Saturday, 14 September 2013

A Bed for the Night

1. Poet on a Bicycle

Night, coming back from Leuven, am already in Herent, where the bus stops, Mechelsesteenweg, where it splits. I see on the other side, returning to Leuven, Lepe, head of poetry publishing company, and wave, and he looks and then waves too, though we are not so familiar. I am on my bicycle, but he too.

2. Prescription for Medicine

Possibly the same dream.
Night, I am alone, first outside, unfamiliar town, yet I know my way. Maybe at this point Bale already in the dream.
At a certain point I am inside, in the house of Inla or Rigr2. The person reminds me of both. I can't remember how I got here, but she receives me. And because we are alone, a bond that exists seems to rekindle. We are silent the whole time, she is especially, which is a characteristic I associate with Inla.
We sit at a table, but it is time for bed. I think I came here because I was looking for a place to sleep and maybe it was Bale who pointed out that we could stay here.
I try to make conversation and think back about when we first met, some months ago, and she says that she thought it was longer ago, like September of last year. We are drinking tea, sit on the same side of the table, right, and are facing each other. Also reminds me of my moments with Anpi.
Bale must be somewhere in the room, too, and maybe she is the one encouraging me.
At some later point not long after, Inla/Rigr2 and me are close. I don't know how it happened, and I can't remember exactly what happened, only that at a given moment we lie beside each other on the floor, as if ready to sleep, and this is still innocent, especially because I don't want to take initiative but enjoy the moment. Moreover I am in need of sleep and want to rest. We lie beside the table, still on that same side.
Then, Inla/Rigr2 takes the initiative, because that is the appropriate way to continue, and she does it in such a way that it can still go both ways, which is that she turns away from me. But I see it as an invitation to huddle against her. And when she is turned and lies on her left side, I slowly descend next to her, taking my time, being very careful. And this is a very intimate moment. She wears black. She has very broad hips. I have my right hand on them when I slowly lie myself down. And by the time I lie beside her, I am a little sexually roused, but I try to keep it to myself.
Maybe what happened after or before is that we caress each other or fiddle or hug or stroke each other, at least, my hands are at some point lightly touching hers, several times, but I avoid taking her hand, because that would be too rash. And the hands and fingers remind me of Inro.
At a certain point things are clear enough to both of us and she says she will have to take medication, and things will get complicated, and I am not very happy about it, but she wants to go for it anyway.

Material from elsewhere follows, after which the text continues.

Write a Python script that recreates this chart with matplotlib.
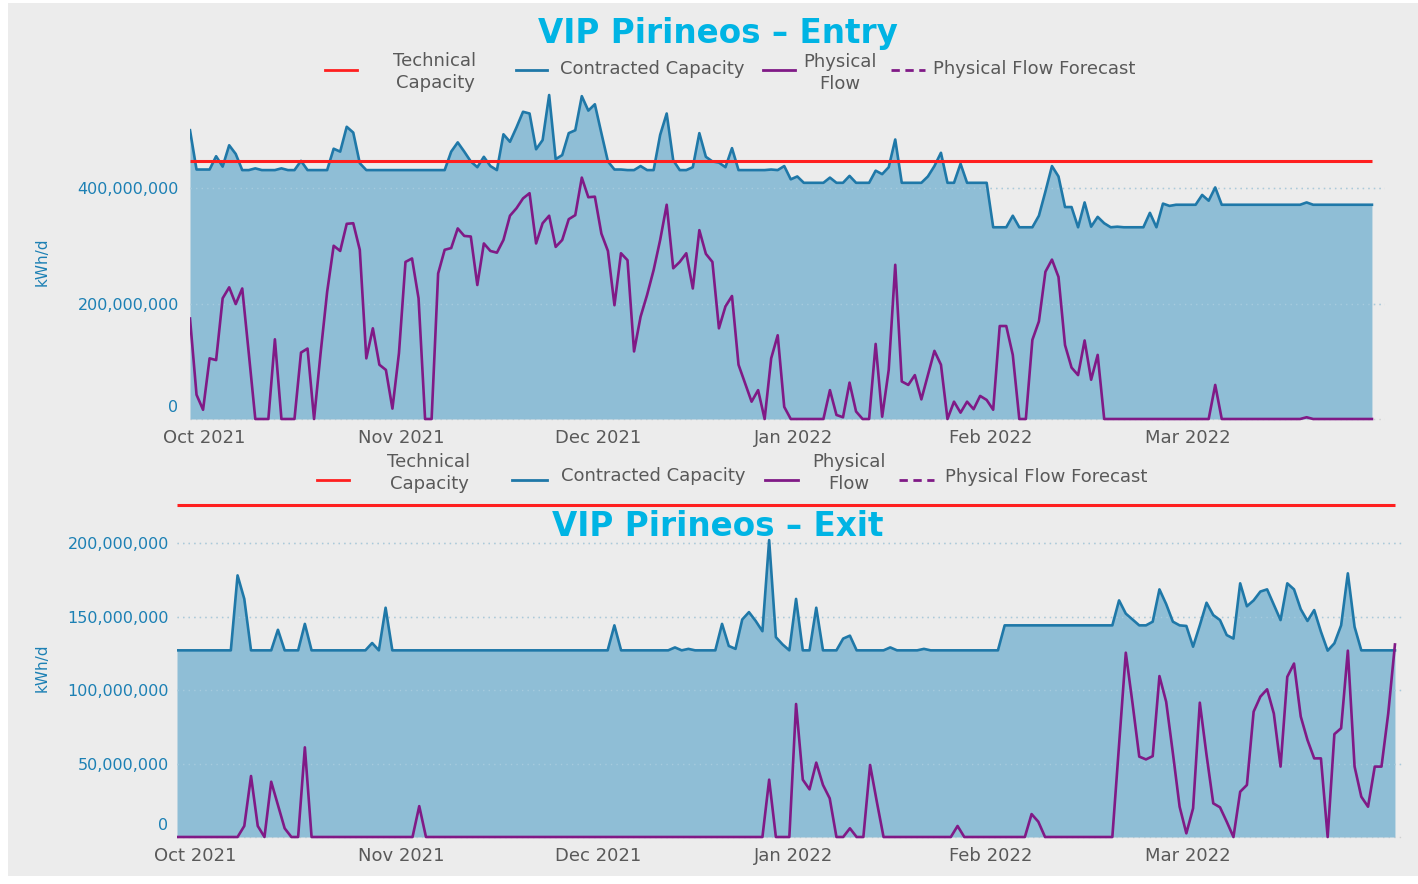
import matplotlib
matplotlib.use('Agg')
import matplotlib.pyplot as plt
from matplotlib.lines import Line2D
from matplotlib.patches import Rectangle
import pandas as pd
import numpy as np

# ---------------- data (million kWh/d) ----------------
dates = pd.date_range('2021-10-01', '2022-03-31', freq='D')

entry_contracted = [
    500, 432, 432, 432, 455, 437, 474, 459, 431, 431,
    434, 431, 431, 431, 434, 431, 431, 447, 431, 431,
    431, 431, 468, 463, 506, 496, 443, 431, 431, 431,
    431, 431, 431, 431, 431, 431, 431, 431, 431, 431,
    463, 479, 463, 446, 436, 454, 438, 431, 493, 480,
    505, 532, 529, 467, 483, 561, 450, 457, 495, 500,
    559, 534, 545, 495, 446, 432, 432, 431, 431, 438,
    431, 431, 492, 529, 448, 431, 431, 436, 495, 454,
    446, 444, 436, 469, 431, 431, 431, 431, 431, 432,
    431, 438, 415, 420, 409, 409, 409, 409, 418, 409,
    409, 421, 409, 409, 409, 430, 424, 436, 484, 409,
    409, 409, 409, 420, 438, 461, 409, 409, 442, 409,
    409, 409, 409, 332, 332, 332, 352, 332, 332, 332,
    352, 394, 438, 420, 367, 367, 332, 375, 333, 350,
    339, 332, 333, 332, 332, 332, 332, 357, 332, 373,
    369, 371, 371, 371, 371, 388, 378, 401, 371, 371,
    371, 371, 371, 371, 371, 371, 371, 371, 371, 371,
    371, 375, 371, 371, 371, 371, 371, 371, 371, 371,
    371, 371,
]

entry_physical = [
    174, 42, 16, 105, 102, 209, 228, 199, 226, 114,
    0, 0, 0, 138, 0, 0, 0, 115, 122, 0,
    114, 220, 300, 291, 338, 339, 293, 105, 157, 94,
    85, 18, 114, 272, 278, 209, 0, 0, 252, 293,
    296, 330, 317, 316, 232, 304, 291, 288, 310, 352,
    365, 382, 391, 304, 339, 352, 298, 310, 346, 353,
    418, 384, 385, 321, 291, 197, 287, 275, 117, 177,
    215, 258, 310, 371, 261, 272, 287, 226, 327, 286,
    272, 157, 195, 213, 94, 62, 30, 50, 0, 105,
    145, 21, 0, 0, 0, 0, 0, 0, 50, 7,
    3, 63, 13, 0, 0, 130, 4, 85, 267, 65,
    59, 76, 34, 76, 118, 94, 0, 30, 11, 30,
    17, 40, 33, 16, 161, 161, 111, 0, 0, 137,
    169, 255, 276, 246, 128, 89, 76, 136, 68, 111,
    0, 0, 0, 0, 0, 0, 0, 0, 0, 0,
    0, 0, 0, 0, 0, 0, 0, 59, 0, 0,
    0, 0, 0, 0, 0, 0, 0, 0, 0, 0,
    0, 3, 0, 0, 0, 0, 0, 0, 0, 0,
    0, 0,
]

exit_contracted = [
    127, 127, 127, 127, 127, 127, 127, 127, 127, 178,
    162, 127, 127, 127, 127, 141, 127, 127, 127, 145,
    127, 127, 127, 127, 127, 127, 127, 127, 127, 132,
    127, 156, 127, 127, 127, 127, 127, 127, 127, 127,
    127, 127, 127, 127, 127, 127, 127, 127, 127, 127,
    127, 127, 127, 127, 127, 127, 127, 127, 127, 127,
    127, 127, 127, 127, 127, 144, 127, 127, 127, 127,
    127, 127, 127, 127, 129, 127, 128, 127, 127, 127,
    127, 145, 130, 128, 148, 153, 147, 140, 202, 136,
    131, 127, 162, 127, 127, 156, 127, 127, 127, 135,
    137, 127, 127, 127, 127, 127, 129, 127, 127, 127,
    127, 128, 127, 127, 127, 127, 127, 127, 127, 127,
    127, 127, 127, 144, 144, 144, 144, 144, 144, 144,
    144, 144, 144, 144, 144, 144, 144, 144, 144, 144,
    161, 152, 148, 144, 144, 146.5, 168.5, 158.5, 146.5, 144,
    143.6, 129.5, 144, 159.4, 151, 147.6, 137.4, 135, 172.6, 157,
    161, 167, 168.5, 158, 147.6, 172.6, 168.5, 155, 147, 154.4,
    139.7, 126.8, 131.8, 144, 179.4, 143, 127, 127, 127, 127,
    127, 127,
]

exit_physical = [
    0, 0, 0, 0, 0, 0, 0, 0, 0, 0,
    7.5, 41.5, 7.5, 0, 37.6, 21.8, 5.9, 0, 0, 61,
    0, 0, 0, 0, 0, 0, 0, 0, 0, 0,
    0, 0, 0, 0, 0, 0, 21, 0, 0, 0,
    0, 0, 0, 0, 0, 0, 0, 0, 0, 0,
    0, 0, 0, 0, 0, 0, 0, 0, 0, 0,
    0, 0, 0, 0, 0, 0, 0, 0, 0, 0,
    0, 0, 0, 0, 0, 0, 0, 0, 0, 0,
    0, 0, 0, 0, 0, 0, 0, 0, 39, 0,
    0, 0, 90.5, 39, 32.4, 50.6, 35.4, 26.3, 0, 0,
    5.9, 0, 0, 49, 24, 0, 0, 0, 0, 0,
    0, 0, 0, 0, 0, 0, 7.5, 0, 0, 0,
    0, 0, 0, 0, 0, 0, 0, 15.6, 10.4, 0,
    0, 0, 0, 0, 0, 0, 0, 0, 0, 0,
    63, 125.4, 91, 54.7, 52.8, 55, 109.5, 92, 57, 20.6,
    2.5, 19.5, 91.4, 55.8, 22.9, 20.2, 10.4, 0, 30.8, 35.4,
    85.3, 95.5, 100.5, 84, 47.9, 109, 118, 82, 66, 53.5,
    53.5, 0, 70, 74, 126.8, 47.9, 27.4, 20.6, 47.9, 47.9,
    84, 131,
]

entry_technical = 447
exit_technical = 226

month_labels = ['Oct 2021', 'Nov 2021', 'Dec 2021',
                'Jan 2022', 'Feb 2022', 'Mar 2022']

entry_yticks = [0, 200, 400]
exit_yticks = [0, 50, 100, 150, 200]

legend_labels = ['Technical\nCapacity', 'Contracted Capacity',
                 'Physical\nFlow', 'Physical Flow Forecast']

# ---------------- layout / styling ----------------
W, H = 1418, 884
BG = '#ECECEC'
RED = '#FF1F1F'
BLUE = '#1F78A8'
FILL = '#8FBED6'
PURPLE = '#801A86'
TICKBLUE = '#1C80B4'
GREY = '#595959'
TITLE = '#00B4E4'

# pixel centres of the month labels as placed in the reference layout
label_px_top = [204, 401, 598, 794, 991, 1188]
label_px_bottom = [195, 401, 598, 794, 991, 1188]

plt.rcParams['font.family'] = ['DejaVu Sans']

fig = plt.figure(figsize=(W / 100, H / 100), dpi=100)
fig.patch.set_facecolor('white')
fig.add_artist(Rectangle((8 / W, 1 - 876 / H), 1 - 8 / W, (876 - 3) / H,
                         transform=fig.transFigure, facecolor=BG,
                         edgecolor='none', zorder=0))


def px_rect(l, t, r, b):
    return [l / W, 1 - b / H, (r - l) / W, (b - t) / H]


def fmt(v):
    return f'{int(v * 1e6):,}'


def draw_panel(ax, contracted, physical, technical, yticks, ylim,
               x0px, pxday, width_px, label_px, ypad):
    ax.set_facecolor('none')
    for s in ax.spines.values():
        s.set_visible(False)
    c = np.array(contracted) * 1e6
    p = np.array(physical) * 1e6
    for t in yticks:
        ax.axhline(t * 1e6, color='#CFCFCF', lw=1.0, ls=(0, (1, 3)), zorder=0)
    ax.fill_between(dates, 0, c, color=FILL, lw=0, zorder=1)
    for t in yticks[1:]:
        ax.axhline(t * 1e6, color='#A6CBDE', lw=1.0, ls=(0, (1, 3)),
                   zorder=1.5)
    ax.plot(dates, c, color=BLUE, lw=1.9, zorder=2)
    ax.hlines(technical * 1e6, dates[0], dates[-1], color=RED, lw=2.2,
              zorder=3)
    ax.plot(dates, p, color=PURPLE, lw=1.9, zorder=4)
    ax.set_xlim(dates[0], dates[0] + pd.Timedelta(days=width_px / pxday))
    ax.set_ylim(*ylim)
    tick_pos = [dates[0] + pd.Timedelta(days=(lp - x0px) / pxday)
                for lp in label_px]
    ax.set_xticks(tick_pos)
    ax.set_xticklabels(month_labels, fontsize=13, color=GREY)
    ax.set_yticks([t * 1e6 for t in yticks])
    ax.set_yticklabels([''] + [fmt(t) for t in yticks[1:]], fontsize=11.5,
                       color=TICKBLUE)
    ax.tick_params(axis='x', length=0, pad=6.0)
    ax.tick_params(axis='y', length=0, pad=ypad)
    ax.annotate('0', xy=(0, 0), xycoords=('axes fraction', 'data'),
                xytext=(-ypad - 0.5, 8.6), textcoords='offset points',
                ha='right', va='center', fontsize=11.5, color=TICKBLUE)


ax1 = fig.add_axes(px_rect(190, 90, 1385, 421))
draw_panel(ax1, entry_contracted, entry_physical, entry_technical,
           entry_yticks, (-3.46e6, 569.7e6), 190, 6.53, 1195,
           label_px_top, 7.9)

ax2 = fig.add_axes(px_rect(177, 500, 1402, 839))
draw_panel(ax2, exit_contracted, exit_physical, exit_technical,
           exit_yticks, (-1.36e6, 229.3e6), 177, 6.729, 1225,
           label_px_bottom, 5.8)

# titles
fig.text(718 / W, 1 - 33 / H, 'VIP Pirineos – Entry', ha='center',
         va='center', fontsize=23.5, fontweight='bold', color=TITLE)
fig.text(718 / W, 1 - 527 / H, 'VIP Pirineos – Exit', ha='center',
         va='center', fontsize=23.5, fontweight='bold', color=TITLE,
         zorder=10)

# y labels
fig.text(42 / W, 1 - 262 / H, 'kWh/d', rotation=90, ha='center',
         va='center', fontsize=11, color=TICKBLUE)
fig.text(42 / W, 1 - 668 / H, 'kWh/d', rotation=90, ha='center',
         va='center', fontsize=11, color=TICKBLUE)


def draw_legend(yline, items):
    for (x0, x1, color, ls, label, tx, ty, ha) in items:
        fig.add_artist(Line2D([x0 / W, x1 / W],
                              [1 - yline / H, 1 - yline / H],
                              transform=fig.transFigure, color=color, lw=2.0,
                              ls=ls))
        fig.text(tx / W, 1 - ty / H, label, ha=ha, va='center',
                 fontsize=13, color=GREY, linespacing=1.3,
                 multialignment='center')


dash = (0, (3, 2))
draw_legend(70, [
    (325, 357, RED, '-', legend_labels[0], 435, 72, 'center'),
    (516, 547, BLUE, '-', legend_labels[1], 560, 69, 'left'),
    (763, 795, PURPLE, '-', legend_labels[2], 840, 73, 'center'),
    (891, 925, PURPLE, dash, legend_labels[3], 933, 69, 'left'),
])
draw_legend(480, [
    (317, 349, RED, '-', legend_labels[0], 429, 473, 'center'),
    (512, 547, BLUE, '-', legend_labels[1], 561, 476, 'left'),
    (765, 798, PURPLE, '-', legend_labels[2], 849, 473, 'center'),
    (899, 934, PURPLE, dash, legend_labels[3], 945, 477, 'left'),
])

fig.savefig('out.png', dpi=100, facecolor=fig.get_facecolor())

I see her underwear, white, on the floor. Apparently, we went so far already.
She sits down and has a piece of paper. I sit too, behind on her left. Yellow. And I see the prescription she needs to take before we can continue safely, and it consists of four ingredients, most of which I can read, but I don't remember them. And I am thinking: this is worse than I suspected. She wants to continue anyway, because it is important to her. So she decides to go to the apothecary, now, in the middle of the night, in the dream it makes no difference. But when she leaves, there is also Bale and she asks whether she can come with her, which she does.
When they return, Bale leaves us alone, courteous. And Inla/Rigr2 prepares her medicine, which reminds me of Chwe and her anti-parasite medicine. When she comes back and needs to do all these things, she is now Lica, of taiji, which is rather confronting, but I wait.
In the meantime, I hear Bale, who is in the neighbourhood of the front door, a long way from us and on the left, and she calls out from there that she will now get something from the freezer. She means she will make herself some food. And in the meanwhile Inla/Rigr2 makes ready to continue, but I want to sleep.
At that time I am slowly becoming awake, and rationalizing I am fearing that Bale might kill herself and shut herself in the freezer. Then the dream ends.




+ I ask whether I have to help.

+3. Cycle Tires

Outside, leaving with bicycle. Someone, maybe person that repairs, asks whether the tires are still good, and I say yes and ride. Or I ask, and he says yes, and I take off.

1 comment:

  1. Residue.
    Dream 1. Lepe residue of invitation mail by Rodn and C, which Lepe is organizing, and I was imagining how I could get there.
    Dream 2. Medication certainly residue of Chwe, when we went out to eat in August, when my brother was there. She had to take medication for her stomach, got a parasite in India.
    Inla is a residue of seeing a post by her last night and I felt sorry for her, because she sounded a little lonely.